EXERCISE BRIEF
Lines with "Output the Python" and "import plotly.graph_objects as go" mark the range, both included. Reproduce exactly that stretch, without pictures.

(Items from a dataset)
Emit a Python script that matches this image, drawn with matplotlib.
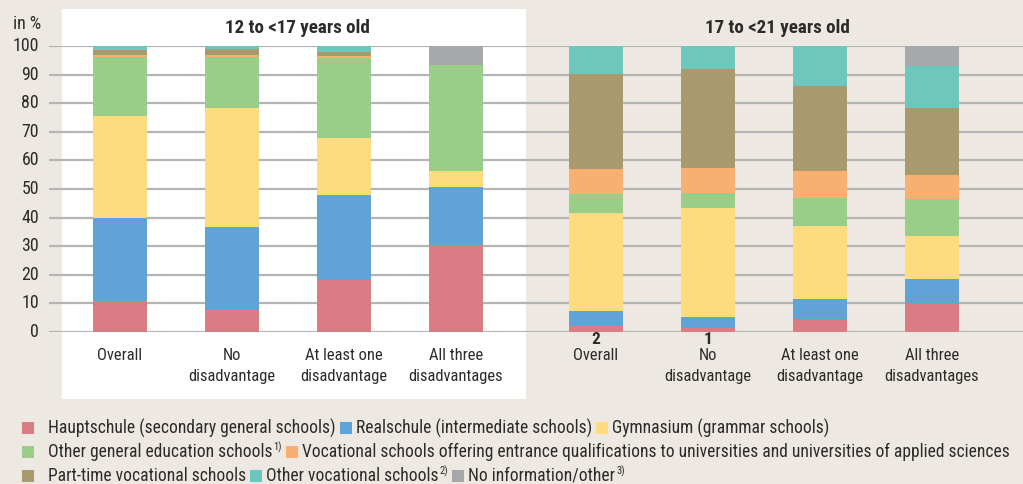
"""Stacked bars: school type attended by age group and number of disadvantages."""

import matplotlib
matplotlib.use("Agg")
import matplotlib.pyplot as plt
from matplotlib import font_manager as fm
from matplotlib.patches import Rectangle

# ---- data -------------------------------------------------------------
groups = ["12 to <17 years old", "17 to <21 years old"]
categories = [["Overall"], ["No", "disadvantage"],
              ["At least one", "disadvantage"], ["All three", "disadvantages"]]
rank_labels = ["", "", "", "", "2", "1", "", ""]

# 8 bars: 4 for 12 to <17, then 4 for 17 to <21 (in %)
hauptschule = [10.7, 7.7, 18.2, 30.4, 2.1, 1.4, 4.4, 10.1]
realschule = [29.1, 29.0, 29.7, 20.3, 5.2, 3.7, 7.1, 8.4]
gymnasium = [35.8, 41.7, 20.0, 5.6, 34.3, 38.2, 25.5, 15.0]
other_general = [20.7, 17.9, 28.1, 37.1, 6.6, 5.3, 9.8, 13.0]
vocational_entrance = [0.7, 0.7, 0.7, 0.0, 8.8, 8.8, 9.5, 8.4]
part_time = [1.7, 2.1, 1.3, 0.0, 33.3, 34.6, 29.8, 23.5]
other_vocational = [1.3, 0.9, 2.0, 0.0, 9.7, 8.0, 13.9, 14.7]
no_info = [0.0, 0.0, 0.0, 6.6, 0.0, 0.0, 0.0, 6.9]

series_labels = [
    ("Hauptschule (secondary general schools)", ""),
    ("Realschule (intermediate schools)", ""),
    ("Gymnasium (grammar schools)", ""),
    ("Other general education schools", "1)"),
    ("Vocational schools offering entrance qualifications to universities "
     "and universities of applied sciences", ""),
    ("Part-time vocational schools", ""),
    ("Other vocational schools", "2)"),
    ("No information/other", "3)"),
]
legend_rows = [[0, 1, 2], [3, 4], [5, 6, 7]]

yticks = list(range(0, 101, 10))

# ---- style ------------------------------------------------------------
colors = ["#D97C84", "#5FA3D7", "#FEDB7E", "#9ACD88",
          "#F9AF70", "#A99A6E", "#6DC7BC", "#A7A8AB"]
bg = "#EDE8E1"
grid_c = "#B4B4B4"
text_c = "#2B2B2B"

# prefer a narrow face, the original uses a condensed sans
_avail = {(f.name, f.stretch) for f in fm.fontManager.ttflist}
_names = {n for n, _ in _avail}
FAMILY, STRETCH = "DejaVu Sans", "normal"
for name, stretch in [("Liberation Sans Narrow", "normal"),
                      ("Roboto Condensed", "normal"),
                      ("Open Sans Condensed", "normal"),
                      ("Noto Sans Condensed", "normal"),
                      ("DejaVu Sans", "condensed"),
                      ("Roboto", "condensed"),
                      ("Noto Sans", "condensed")]:
    if (name, stretch) in _avail or (stretch == "normal" and name in _names):
        FAMILY, STRETCH = name, stretch
        break
plt.rcParams["font.family"] = [FAMILY, "DejaVu Sans"]
plt.rcParams["font.stretch"] = STRETCH

W, H, DPI = 1023, 484, 100


def fx(px):
    return px / W


def fy(py):
    return 1 - py / H


def fit_size(fig, r, s, width, weight="normal"):
    t = fig.text(0, 0, s, fontsize=10, fontweight=weight)
    w = t.get_window_extent(r).width
    t.remove()
    return 10 * width / w


def main():
    fig = plt.figure(figsize=(W / DPI, H / DPI), dpi=DPI, facecolor=bg)
    r = fig.canvas.get_renderer()

    # white panel behind the first age group
    fig.patches.append(Rectangle((fx(62), fy(399)), fx(526) - fx(62),
                                 fy(9) - fy(399), transform=fig.transFigure,
                                 facecolor="white", edgecolor="none",
                                 zorder=-5))

    ax = fig.add_axes([fx(49), fy(331.7), fx(1023) - fx(49),
                       fy(46.3) - fy(331.7)])
    ax.patch.set_alpha(0)
    for s in ax.spines.values():
        s.set_visible(False)

    xpos = [0, 1, 2, 3, 4.25, 5.25, 6.25, 7.25]
    series = [hauptschule, realschule, gymnasium, other_general,
              vocational_entrance, part_time, other_vocational, no_info]

    for t in yticks:
        ax.axhline(t, color=grid_c, lw=1.6, zorder=1)

    bottom = [0.0] * len(xpos)
    for vals, c in zip(series, colors):
        ax.bar(xpos, vals, bottom=bottom, width=0.482, color=c,
               edgecolor="none", zorder=2)
        bottom = [b + v for b, v in zip(bottom, vals)]

    ax.set_xlim(-0.634, 8.0625)
    ax.set_ylim(0, 100)
    ax.set_xticks([])
    ax.set_yticks([])

    # font sizes fitted to the widths measured on the original
    fs_tick = fit_size(fig, r, "100", 26)
    fs_cat = fit_size(fig, r, "disadvantages", 94)
    fs_title = fit_size(fig, r, groups[0], 146, "bold")
    fs_leg = fit_size(fig, r, series_labels[4][0], 1005 - 303)

    for t in yticks:
        py = ax.transData.transform((0, t))[1]
        fig.text(fx(39), py / H, str(t), fontsize=fs_tick, color=text_c,
                 ha="right", va="center")
    fig.text(fx(13), fy(24), "in %", fontsize=fs_tick, color=text_c,
             va="center", ha="left")

    # group titles
    fig.text(fx(297), fy(28), groups[0], fontsize=fs_title,
             fontweight="bold", color=text_c, ha="center", va="center")
    fig.text(fx(777), fy(28), groups[1], fontsize=fs_title,
             fontweight="bold", color=text_c, ha="center", va="center")

    # category labels below bars
    cats = categories + categories
    for x, lines, rk in zip(xpos, cats, rank_labels):
        px = ax.transData.transform((x, 0))[0]
        for k, line in enumerate(lines):
            fig.text(px / W, fy(356 + 21 * k), line, fontsize=fs_cat,
                     color=text_c, ha="center", va="center")
        if rk:
            fig.text(px / W, fy(340), rk, fontsize=fs_cat * 1.05,
                     fontweight="bold", color=text_c, ha="center",
                     va="center")

    # legend, flowing rows
    row_y = [428, 452, 476]
    for row, yy in zip(legend_rows, row_y):
        x = 22
        for n, i in enumerate(row):
            fig.patches.append(Rectangle((fx(x), fy(yy + 6)), fx(12), 12 / H,
                                         transform=fig.transFigure,
                                         facecolor=colors[i],
                                         edgecolor="none"))
            x += 26 if n == 0 else 16
            name, sup = series_labels[i]
            t = fig.text(fx(x), fy(yy), name, fontsize=fs_leg, color=text_c,
                         ha="left", va="center")
            x += t.get_window_extent(r).width
            if sup:
                t2 = fig.text(fx(x + 1), fy(yy - 5), sup,
                              fontsize=fs_leg * 0.6, color=text_c,
                              ha="left", va="center")
                x += t2.get_window_extent(r).width + 1
            x += 4

    fig.savefig("out.png", dpi=DPI, facecolor=bg)


if __name__ == "__main__":
    main()
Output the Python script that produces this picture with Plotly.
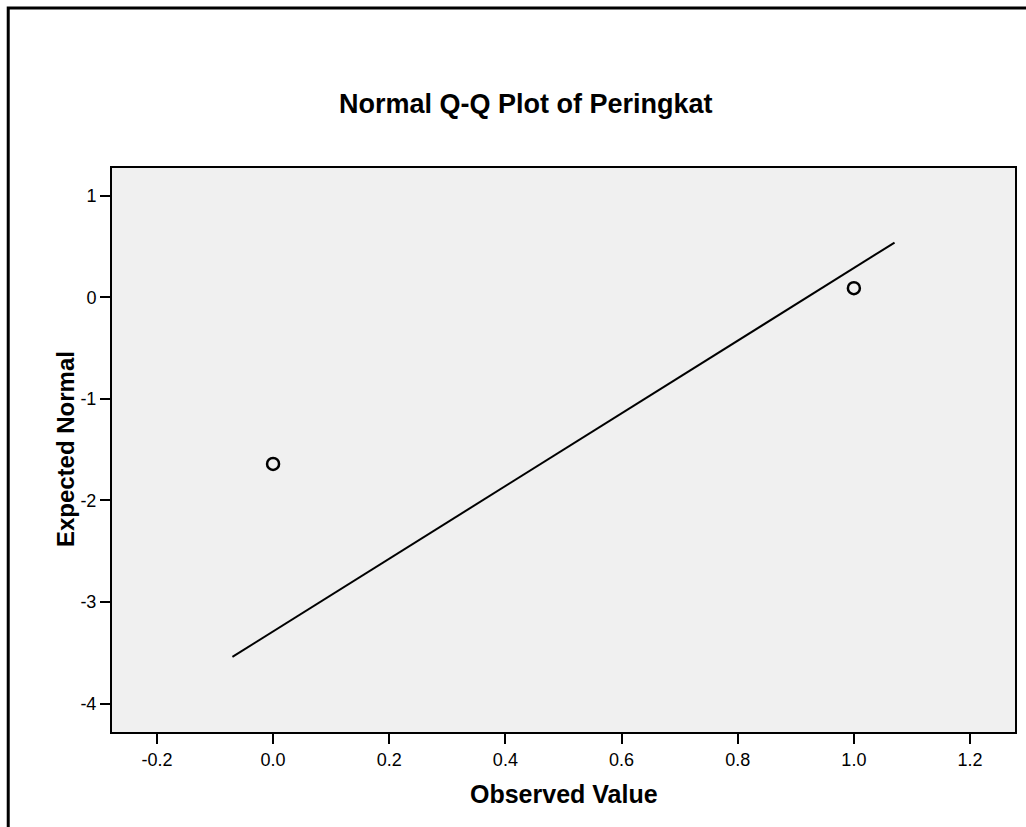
import plotly.graph_objects as go

# Data
observed = [0.0, 1.0]
expected = [-1.64, 0.09]
line_x = [-0.07, 1.07]
line_y = [-3.54, 0.54]
x_ticks = [-0.2, 0.0, 0.2, 0.4, 0.6, 0.8, 1.0, 1.2]
x_ticklabels = ["-0.2", "0.0", "0.2", "0.4", "0.6", "0.8", "1.0", "1.2"]
y_ticks = [-4, -3, -2, -1, 0, 1]
y_ticklabels = ["-4", "-3", "-2", "-1", "0", "1"]

W, H = 1026, 827
L, R, T, B = 112, 1017, 168, 732

def px(x):
    return (x - L) / (R - L)

def py(y):
    return (B - y) / (B - T)

fig = go.Figure()
fig.add_trace(go.Scatter(x=line_x, y=line_y, mode="lines",
                         line=dict(color="black", width=2), showlegend=False,
                         hoverinfo="skip"))
fig.add_trace(go.Scatter(x=observed, y=expected, mode="markers",
                         marker=dict(symbol="circle-open", size=12, color="black",
                                     line=dict(width=2.5, color="black")),
                         showlegend=False))

font = "Liberation Sans, Arial, sans-serif"
fig.update_layout(
    width=W, height=H,
    margin=dict(l=L, r=W - R, t=T, b=H - B, pad=0),
    paper_bgcolor="white",
    plot_bgcolor="#f0f0f0",
    font=dict(family=font, color="black", size=18),
    xaxis=dict(range=[-0.2773, 1.2774], tickvals=x_ticks, ticktext=x_ticklabels,
               ticks="outside", ticklen=10, tickwidth=2, tickcolor="black",
               showline=True, linecolor="black", linewidth=2, mirror=True,
               showgrid=False, zeroline=False, tickfont=dict(size=18)),
    yaxis=dict(range=[-4.28, 1.274], tickvals=y_ticks, ticktext=y_ticklabels,
               ticks="outside", ticklen=10, tickwidth=2, tickcolor="black",
               showline=True, linecolor="black", linewidth=2, mirror=True,
               showgrid=False, zeroline=False, tickfont=dict(size=18)),
    shapes=[dict(type="rect", xref="paper", yref="paper",
                 x0=px(8), x1=px(1040), y0=py(840), y1=py(8),
                 line=dict(color="black", width=3), fillcolor="rgba(0,0,0,0)")],
    annotations=[
        dict(text="<b>Normal Q-Q Plot of Peringkat</b>", xref="paper", yref="paper",
             x=px(527), y=py(104), xanchor="center", yanchor="middle",
             showarrow=False, font=dict(size=27, family=font)),
        dict(text="<b>Observed Value</b>", xref="paper", yref="paper",
             x=px(564.5), y=py(794), xanchor="center", yanchor="middle",
             showarrow=False, font=dict(size=25, family=font)),
        dict(text="<b>Expected Normal</b>", xref="paper", yref="paper",
             x=px(65), y=py(449), xanchor="center", yanchor="middle", textangle=-90,
             showarrow=False, font=dict(size=24, family=font)),
    ],
)

fig.write_html("out.html")
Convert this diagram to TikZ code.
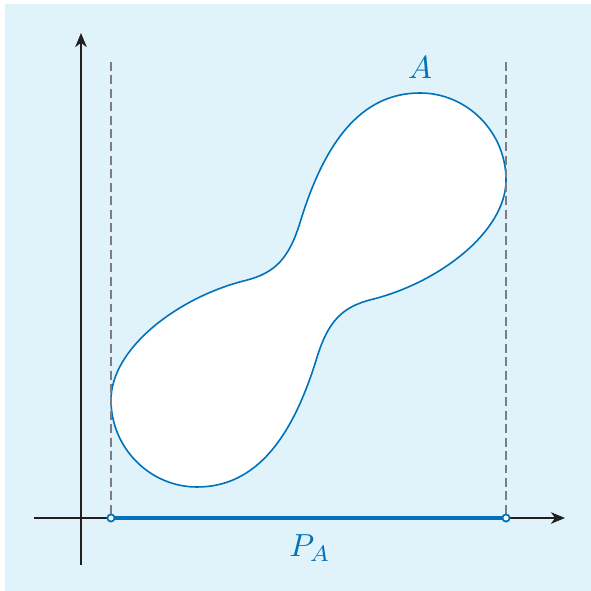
\documentclass[tikz,border=0pt]{standalone}
\usepackage{amsmath,amssymb}
\usepackage{xcolor}
\usepackage{tikz}
\usetikzlibrary{arrows.meta,positioning}

\definecolor{bgblue}{RGB}{224,243,251}
\definecolor{setblue}{RGB}{0,114,188}
\definecolor{axisgray}{RGB}{35,31,32}
\definecolor{guidegray}{RGB}{125,125,128}

\begin{document}
\begin{tikzpicture}[
    x=0.011cm, y=0.011cm,
    axis/.style={-{Stealth[length=4.4pt, width=3.6pt, inset=1.3pt]}, line width=0.6pt, color=axisgray},
    guide/.style={dashed, dash pattern=on 2.8pt off 1.4pt, line width=0.7pt, color=guidegray},
    blob/.style={draw=setblue, fill=white, line width=0.5pt},
    proj/.style={line width=1.1pt, color=setblue},
    dot/.style={circle, draw=setblue, fill=white, line width=0.5pt, inner sep=0pt, minimum size=2.2pt},
    lbl/.style={text=setblue, font=\normalsize}
  ]
    \useasboundingbox (0,0) rectangle (591,591);
    \fill[bgblue] (5,0) rectangle (591,587);
    % axes
    \coordinate (xs) at (34,73);
    \coordinate (xe) at (565,73);
    \coordinate (ys) at (81,26);
    \coordinate (ye) at (81,558);
    \draw[axis] (xs) -- (xe);
    \draw[axis] (ys) -- (ye);
    % the set A
    \draw[blob] (420,498)
      .. controls (467,498) and (506,459) .. (506,411)
      .. controls (506,359.4) and (439,308.3) .. (372,291.6)
      .. controls (341.7,284.1) and (327.9,269.4) .. (316.7,232.7)
      .. controls (293.1,155.5) and (257.3,104) .. (197,104)
      .. controls (150,104) and (111,143) .. (111,191)
      .. controls (111,242.6) and (178,293.7) .. (245,310.4)
      .. controls (275.3,317.9) and (289.1,332.6) .. (300.3,369.3)
      .. controls (323.9,446.5) and (359.7,498) .. (420,498) -- cycle;
    \node[lbl] (labA) at (420,523) {$A$};
    % projection
    \coordinate (gl) at (111,529);
    \coordinate (gr) at (506,529);
    \node[dot] (pl) at (111,73) {};
    \node[dot] (pr) at (506,73) {};
    \draw[guide] (gl) -- (pl);
    \draw[guide] (gr) -- (pr);
    \draw[proj] (pl) -- (pr);
    \node[dot] at (pl) {};
    \node[dot] at (pr) {};
    \node[lbl] (labP) at (310,43) {$P_A$};
  \end{tikzpicture}
\end{document}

RESULT BELOW
Output the Python script that produces this picture with Plotly.
import plotly.graph_objects as go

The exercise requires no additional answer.